Why do you tend backward when the bus you're standing in accelerates forward?

And are you sure you have that minus sign in the kinetic energy?

Yes, there is a sign mistake in your Lagrangian. the term with a cosine in it should be positive.

Yeah, Looks like that should be positive.
But still the problem remains that where is the x component of the momentum of the wedge?
Or why isn't that conserved?

 

[ShayanJ]

The sign mistake is in the Lagrangian

Yeah... I got that.

You're getting confused. We're talking about horizontal components. $(M+m)g\cos\theta$ isn't horizontal. Gravity has no horizontal component.

In fact we're confusing two different horizontals!
Gravity has no component parallel to the ground. But it has a component parallel to the inclined plane.
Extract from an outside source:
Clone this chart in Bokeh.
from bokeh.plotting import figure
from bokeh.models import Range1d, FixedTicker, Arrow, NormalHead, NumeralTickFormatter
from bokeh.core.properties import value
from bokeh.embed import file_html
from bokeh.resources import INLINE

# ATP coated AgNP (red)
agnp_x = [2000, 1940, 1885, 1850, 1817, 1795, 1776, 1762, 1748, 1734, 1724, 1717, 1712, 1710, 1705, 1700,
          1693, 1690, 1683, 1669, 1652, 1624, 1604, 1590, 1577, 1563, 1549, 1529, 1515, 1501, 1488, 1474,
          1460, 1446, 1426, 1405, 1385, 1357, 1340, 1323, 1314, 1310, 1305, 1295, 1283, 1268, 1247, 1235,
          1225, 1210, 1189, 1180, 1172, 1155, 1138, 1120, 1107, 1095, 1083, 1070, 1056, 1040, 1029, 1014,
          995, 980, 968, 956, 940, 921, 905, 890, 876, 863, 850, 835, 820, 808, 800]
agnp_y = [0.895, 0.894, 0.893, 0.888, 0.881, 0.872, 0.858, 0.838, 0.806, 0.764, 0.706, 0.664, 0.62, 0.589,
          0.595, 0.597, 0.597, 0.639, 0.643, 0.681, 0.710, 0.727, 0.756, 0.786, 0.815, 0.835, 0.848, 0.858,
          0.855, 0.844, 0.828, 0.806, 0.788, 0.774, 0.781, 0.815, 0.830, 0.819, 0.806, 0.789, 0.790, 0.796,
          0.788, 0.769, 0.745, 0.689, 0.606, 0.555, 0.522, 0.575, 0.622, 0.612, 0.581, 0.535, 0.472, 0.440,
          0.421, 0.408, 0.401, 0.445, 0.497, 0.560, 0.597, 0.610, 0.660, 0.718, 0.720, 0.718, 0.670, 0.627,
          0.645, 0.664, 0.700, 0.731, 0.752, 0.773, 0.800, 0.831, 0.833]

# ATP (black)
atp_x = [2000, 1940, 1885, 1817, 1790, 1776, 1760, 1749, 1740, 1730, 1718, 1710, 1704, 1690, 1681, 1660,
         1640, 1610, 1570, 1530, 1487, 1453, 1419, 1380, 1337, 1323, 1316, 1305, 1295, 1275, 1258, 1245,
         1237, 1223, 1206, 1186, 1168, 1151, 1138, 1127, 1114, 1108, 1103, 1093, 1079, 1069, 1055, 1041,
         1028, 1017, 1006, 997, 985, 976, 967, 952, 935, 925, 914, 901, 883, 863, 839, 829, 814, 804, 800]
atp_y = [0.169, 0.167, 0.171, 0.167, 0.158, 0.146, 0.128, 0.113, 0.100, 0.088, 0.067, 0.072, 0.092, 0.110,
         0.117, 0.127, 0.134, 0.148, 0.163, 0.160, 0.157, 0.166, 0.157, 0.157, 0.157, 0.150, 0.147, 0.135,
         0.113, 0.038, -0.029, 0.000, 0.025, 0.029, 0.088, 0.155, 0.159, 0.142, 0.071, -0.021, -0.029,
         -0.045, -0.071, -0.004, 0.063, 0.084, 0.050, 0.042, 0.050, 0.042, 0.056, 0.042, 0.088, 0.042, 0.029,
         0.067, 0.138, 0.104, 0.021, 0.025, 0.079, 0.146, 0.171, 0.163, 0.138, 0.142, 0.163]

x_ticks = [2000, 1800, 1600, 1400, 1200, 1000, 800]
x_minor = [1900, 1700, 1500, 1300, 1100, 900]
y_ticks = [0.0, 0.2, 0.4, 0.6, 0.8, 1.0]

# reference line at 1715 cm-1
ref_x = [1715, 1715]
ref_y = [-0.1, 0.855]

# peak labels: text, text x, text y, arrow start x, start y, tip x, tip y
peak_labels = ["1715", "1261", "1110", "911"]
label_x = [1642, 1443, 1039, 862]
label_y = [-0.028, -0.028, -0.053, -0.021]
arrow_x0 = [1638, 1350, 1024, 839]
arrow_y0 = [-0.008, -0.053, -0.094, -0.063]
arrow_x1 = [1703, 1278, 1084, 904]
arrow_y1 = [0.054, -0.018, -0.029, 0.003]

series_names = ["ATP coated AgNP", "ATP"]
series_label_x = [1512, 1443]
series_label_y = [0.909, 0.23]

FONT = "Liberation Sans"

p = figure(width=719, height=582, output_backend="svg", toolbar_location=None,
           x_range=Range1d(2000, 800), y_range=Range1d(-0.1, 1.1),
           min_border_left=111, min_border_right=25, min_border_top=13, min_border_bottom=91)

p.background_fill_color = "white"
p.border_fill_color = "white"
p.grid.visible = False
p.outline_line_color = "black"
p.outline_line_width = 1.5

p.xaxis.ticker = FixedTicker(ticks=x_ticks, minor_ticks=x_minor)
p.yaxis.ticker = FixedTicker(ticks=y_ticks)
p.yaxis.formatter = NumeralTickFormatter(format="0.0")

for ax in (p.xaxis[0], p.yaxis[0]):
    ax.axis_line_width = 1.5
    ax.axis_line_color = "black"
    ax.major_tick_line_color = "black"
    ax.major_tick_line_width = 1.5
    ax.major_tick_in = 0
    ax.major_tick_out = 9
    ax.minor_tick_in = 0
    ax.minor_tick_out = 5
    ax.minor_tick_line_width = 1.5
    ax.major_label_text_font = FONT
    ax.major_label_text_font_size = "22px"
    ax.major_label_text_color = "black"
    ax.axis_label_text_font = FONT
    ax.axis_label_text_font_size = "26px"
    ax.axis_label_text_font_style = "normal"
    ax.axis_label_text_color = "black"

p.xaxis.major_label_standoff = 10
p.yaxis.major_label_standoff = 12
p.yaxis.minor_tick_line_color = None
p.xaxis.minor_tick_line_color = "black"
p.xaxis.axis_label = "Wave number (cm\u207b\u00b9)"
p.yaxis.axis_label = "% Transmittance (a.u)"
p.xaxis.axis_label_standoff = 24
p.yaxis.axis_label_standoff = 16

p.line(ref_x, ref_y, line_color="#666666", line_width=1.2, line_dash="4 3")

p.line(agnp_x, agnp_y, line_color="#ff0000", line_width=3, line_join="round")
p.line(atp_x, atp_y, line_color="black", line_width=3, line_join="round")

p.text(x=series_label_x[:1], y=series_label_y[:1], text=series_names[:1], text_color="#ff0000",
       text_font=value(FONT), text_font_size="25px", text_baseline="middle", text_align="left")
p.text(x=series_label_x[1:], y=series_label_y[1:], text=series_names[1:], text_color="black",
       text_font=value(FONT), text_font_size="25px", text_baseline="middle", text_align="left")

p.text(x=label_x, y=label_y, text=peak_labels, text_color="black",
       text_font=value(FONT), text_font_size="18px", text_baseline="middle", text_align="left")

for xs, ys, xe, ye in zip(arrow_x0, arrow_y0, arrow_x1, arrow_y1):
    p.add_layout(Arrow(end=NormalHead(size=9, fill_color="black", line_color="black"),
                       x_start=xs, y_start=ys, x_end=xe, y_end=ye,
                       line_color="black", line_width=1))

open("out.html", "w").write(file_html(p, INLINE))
When you talk about the normal force from the inclined plane to the wedge, the weight of the wedge does make a contribution.

 

[dauto]

Why do you tend backward when the bus you're standing in accelerates forward?
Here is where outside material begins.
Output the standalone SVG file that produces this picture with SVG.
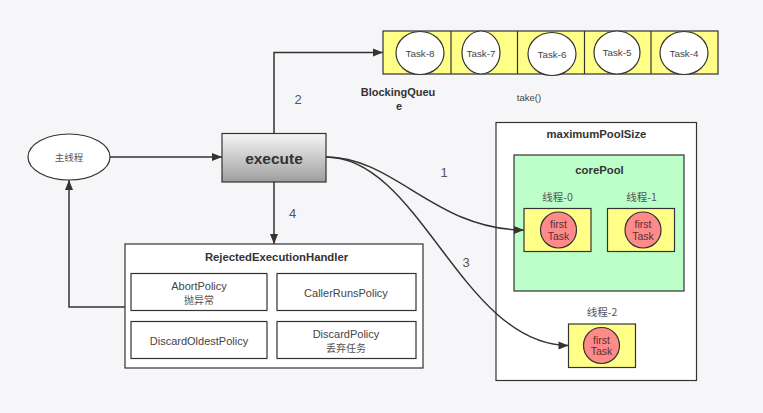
<svg xmlns="http://www.w3.org/2000/svg" width="763" height="413" viewBox="0 0 763 413">
<defs>
<style>
.t{font-family:"Liberation Sans","Noto Sans CJK SC",sans-serif;fill:#444;text-anchor:middle}
.b{font-weight:bold;fill:#333}
.cj{font-family:"Noto Sans CJK SC","Liberation Sans",sans-serif;fill:#555;text-anchor:middle}
.box{fill:#fff;stroke:#333;stroke-width:1.2}
.yel{fill:#ffff88;stroke:#333;stroke-width:1.2}
.red{fill:#ff8a8a;stroke:#333;stroke-width:1.2}
.task{fill:#fff;stroke:#333;stroke-width:1.2}
.ft{font-family:"Liberation Sans",sans-serif;fill:#5a3030;text-anchor:middle;font-size:10.5px}
.ln{fill:none;stroke:#333;stroke-width:1.5}
.lbl{font-family:"Liberation Sans",sans-serif;font-size:13px;fill:#555;text-anchor:middle}
</style>
<linearGradient id="g" x1="0" y1="0" x2="0" y2="1">
<stop offset="0" stop-color="#f6f6f6"/>
<stop offset="1" stop-color="#9e9e9e"/>
</linearGradient>
<marker id="ar" viewBox="0 0 10 10" refX="10" refY="5" markerWidth="10" markerHeight="10" markerUnits="userSpaceOnUse" orient="auto">
<path d="M0,1 L10,5 L0,9 Z" fill="#333"/>
</marker>
</defs>
<rect width="763" height="413" fill="#f6f5f8"/>

<g id="queue">
<rect x="383" y="31" width="335" height="43" class="yel"/>
<line x1="451" y1="31" x2="451" y2="74" stroke="#333" stroke-width="1.2"/>
<line x1="517.5" y1="31" x2="517.5" y2="74" stroke="#333" stroke-width="1.2"/>
<line x1="584.5" y1="31" x2="584.5" y2="74" stroke="#333" stroke-width="1.2"/>
<line x1="651" y1="31" x2="651" y2="74" stroke="#333" stroke-width="1.2"/>
<ellipse cx="420" cy="53" rx="24" ry="21.5" class="task"/>
<ellipse cx="481" cy="52.5" rx="19" ry="21.5" class="task"/>
<ellipse cx="552" cy="54" rx="24" ry="21.5" class="task"/>
<ellipse cx="617" cy="52.5" rx="23" ry="21.5" class="task"/>
<ellipse cx="684" cy="53" rx="24" ry="21.5" class="task"/>
<text x="420" y="56.5" class="t" font-size="9.8">Task-8</text>
<text x="481" y="56.5" class="t" font-size="9.8">Task-7</text>
<text x="552" y="57.5" class="t" font-size="9.8">Task-6</text>
<text x="617" y="56" class="t" font-size="9.8">Task-5</text>
<text x="684" y="56.5" class="t" font-size="9.8">Task-4</text>
<text x="398" y="96" class="t b" font-size="11">BlockingQueu</text>
<text x="399" y="110" class="t b" font-size="11">e</text>
<text x="529" y="101" class="t" font-size="9.5" fill="#555">take()</text>
</g>

<g id="main">
<ellipse cx="69" cy="157" rx="41" ry="23" class="box"/>
<text x="69" y="161" class="cj" font-size="9.5">主线程</text>
</g>

<g id="execute">
<rect x="222" y="133.5" width="104" height="48.5" fill="url(#g)" stroke="#333" stroke-width="1.2"/>
<text x="274" y="163.5" class="t b" font-size="15.5">execute</text>
</g>

<g id="handler">
<rect x="125" y="244" width="298" height="124" class="box"/>
<text x="276.5" y="261" class="t b" font-size="11.3">RejectedExecutionHandler</text>
<rect x="131" y="273.5" width="136" height="37" class="box"/>
<rect x="277" y="273.5" width="139" height="37" class="box"/>
<rect x="131" y="321.5" width="136" height="37" class="box"/>
<rect x="277" y="321.5" width="139" height="37" class="box"/>
<text x="199" y="290" class="t" font-size="11">AbortPolicy</text>
<text x="199" y="304" class="cj" font-size="10" fill="#444">抛异常</text>
<text x="346" y="297" class="t" font-size="11">CallerRunsPolicy</text>
<text x="199" y="344.5" class="t" font-size="11">DiscardOldestPolicy</text>
<text x="346" y="337.5" class="t" font-size="11">DiscardPolicy</text>
<text x="346" y="352" class="cj" font-size="10" fill="#444">丢弃任务</text>
</g>

<g id="maxPool">
<rect x="496" y="122.5" width="200.5" height="258" class="box" stroke="#444"/>
<text x="596.5" y="138" class="t b" font-size="11.3">maximumPoolSize</text>
</g>

<g id="corePool">
<rect x="514" y="155" width="170" height="136" fill="#bcffc8" stroke="#333" stroke-width="1.2"/>
<text x="599.5" y="174" class="t b" font-size="11.3">corePool</text>
</g>

<g id="thread0">
<text x="557.5" y="201" class="cj" font-size="10.5">线程-0</text>
<rect x="524" y="208.5" width="67" height="43" class="yel"/>
<circle cx="558.5" cy="230" r="18" class="red"/>
<text x="558.5" y="228" class="ft">first</text>
<text x="558.5" y="239.5" class="ft">Task</text>
</g>

<g id="thread1">
<text x="641.5" y="201" class="cj" font-size="10.5">线程-1</text>
<rect x="607.5" y="208.5" width="67" height="43" class="yel"/>
<circle cx="643" cy="230" r="18" class="red"/>
<text x="643" y="228" class="ft">first</text>
<text x="643" y="239.5" class="ft">Task</text>
</g>

<g id="thread2">
<text x="602" y="316" class="cj" font-size="10.5">线程-2</text>
<rect x="568.5" y="324" width="67" height="43.5" class="yel"/>
<circle cx="601.5" cy="345.5" r="18" class="red"/>
<text x="601.5" y="343.5" class="ft">first</text>
<text x="601.5" y="355" class="ft">Task</text>
</g>

<g id="connectors">
<path d="M274,133.5 V52.5 H383" class="ln" marker-end="url(#ar)"/>
<path d="M110,157 H222" class="ln" marker-end="url(#ar)"/>
<path d="M274,182 V244" class="ln" marker-end="url(#ar)"/>
<path d="M125,307 H69 V180" class="ln" marker-end="url(#ar)"/>
<path d="M326,157 C395,157 435,230 524,230" class="ln" marker-end="url(#ar)"/>
<path d="M326,157 C420,157 462,345 568.5,345.5" class="ln" marker-end="url(#ar)"/>
<text x="298" y="104" class="lbl">2</text>
<text x="292.5" y="218" class="lbl">4</text>
<text x="444" y="177" class="lbl">1</text>
<text x="466" y="267" class="lbl">3</text>
</g>
</svg>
Yeah, Looks like that should be positive.
But still the problem remains that where is the x component of the momentum of the wedge?
Or why isn't that conserved?

I already answered that question. You may not have believed my answer but it is in fact correct.
You need to hone your intuition a bit more.

 

[dauto]

Yeah... I got that.

In fact we're confusing two different horizontals!
Gravity has no component parallel to the ground. But it has a component parallel to the inclined plane. When you talk about the normal force from the inclined plane to the wedge, the weight of the wedge does make a contribution.

When I say horizontal I usually mean the actual horizontal.

 

[ShayanJ]

I already answered that question. You may not have believed my answer but it is in fact correct.
You need to hone your intuition a bit more.

If you mean this:

No because the normal force between the wedge and the fixed incline pushes the wedge sideways.

I already answered that too. If it wasn't canceled, it would give the wedge an acceleration normal to the inclined plane! It is canceled by the component of the weight of the wedge normal to the inclined plane.

 

[dauto]

If you mean this:

I already answered that too. If it wasn't canceled, it would give the wedge an acceleration normal to the inclined plane! It is canceled by the component of the weight of the wedge normal to the inclined plane.

That's ridiculous now. We're talking about the HORIZONTAL component of the normal which cannot be canceled by gravity. You're stuck thinking about perpendicular and parallel components to the incline. I'm talking about HORIZONTAL component.

 

[dauto]

Another way to look at it is that the normal is canceled by one component of gravity, but the other component of gravity accelerates the wedge down the ramp and that acceleration has a horizontal component. Either way there is a horizontal acceleration.

 

[ShayanJ]

That's ridiculous now. We're talking about the HORIZONTAL component of the normal which cannot be canceled by gravity. You're stuck thinking about perpendicular and parallel components to the incline. I'm talking about HORIZONTAL component.

Ohh...dammit...yeah...sorry. This was a problem with the word. It was like my mind wasn't interpreting the word horizontal correctly. That's a problem when you're not a native speaker. Sorry.You're right.

 

[nasu]

Why do you tend backward when the bus you're standing in accelerates forward?

For the horizontal direction, the small block moves (accelerates) in respect to the wedge but not in respect to the ground or the inclined plane.

 

[ShayanJ]

For the horizontal direction, the small block moves (accelerates) in respect to the wedge but not in respect to the ground or the inclined plane.

Yeah,That's the thing one of the equations is telling us. Its horizontal component of momentum is conserved. I was talking about motion w.r.t. the wedge.